With the 1922 migration of ethnic Greeks and ethnic Armenians from Asia Minor, the Smyrneic tradition was transported over to Piraeus, the port city of Athens, where these refugees settled. In bars and nightclubs, a Greek urban popular music developed. Known as rebetiko, it had roots in Smyrneic, Armenian, Greek, and Arabic traditions. Rebetiko music features the bouzouki, and resonates with Middle Eastern rhythms and modes. Sometimes referred to as the "Greek blues" because the lyrics were often laments about life and its hardships, a large percentage of the old rebetika songs had either indirect or direct references to drugs, particularly hashish.
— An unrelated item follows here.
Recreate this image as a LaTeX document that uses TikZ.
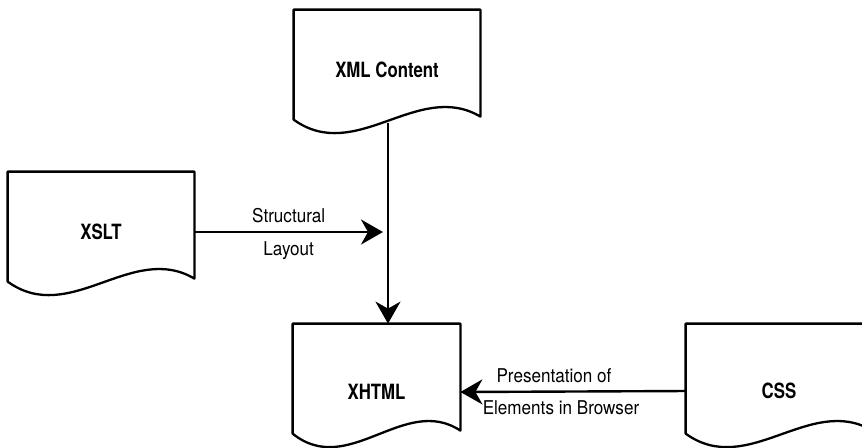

Later, modern recordings cleaned up the language, which made the rebetiko style of music more acceptable to the broader population.

Around the mid 1940's in Greece, with the growing interest in the lighter popular music of Europe, musicians began to play new forms of popular music, moving away from the heavier sound of the older rebetiko. After World War II, with the growth of Greek ethnic radio stations in New York City (which provided contemporary recorded music from Greece) Greek Americans also became interested in a lighter rebetiko music, with less of the old Smyrneic flavor. Although contemporary Greek American musicians now rarely perform music solely from this time period, many rebetiko songs are still played within their repertoires.

Smyrneic and rebetiko pieces often start with one of the instruments playing a short improvisational solo in the song's mode, called a taxim or taximaki. Originally, the traditional taxim was a completely solo improvisatory performance, structured around a particular mode and its family. While Western musical scales stay in the octave range, modes extend and change beyond the octave, and use flattened and sharpened tones. Aside from the obvious 4/4 rhythm of these pieces, the music uses a great variety of rhythms common to the Middle East, Turkey, and Greece-- the 9/8 karsilamas, 9/4 zebekiko, 7/8 kalamatiano, 7/8 laz, and 5/8 Ipirotico. Traditionally, these rhythms corresponded to particular dances, usually performed as line dances or by men in pairs or solo.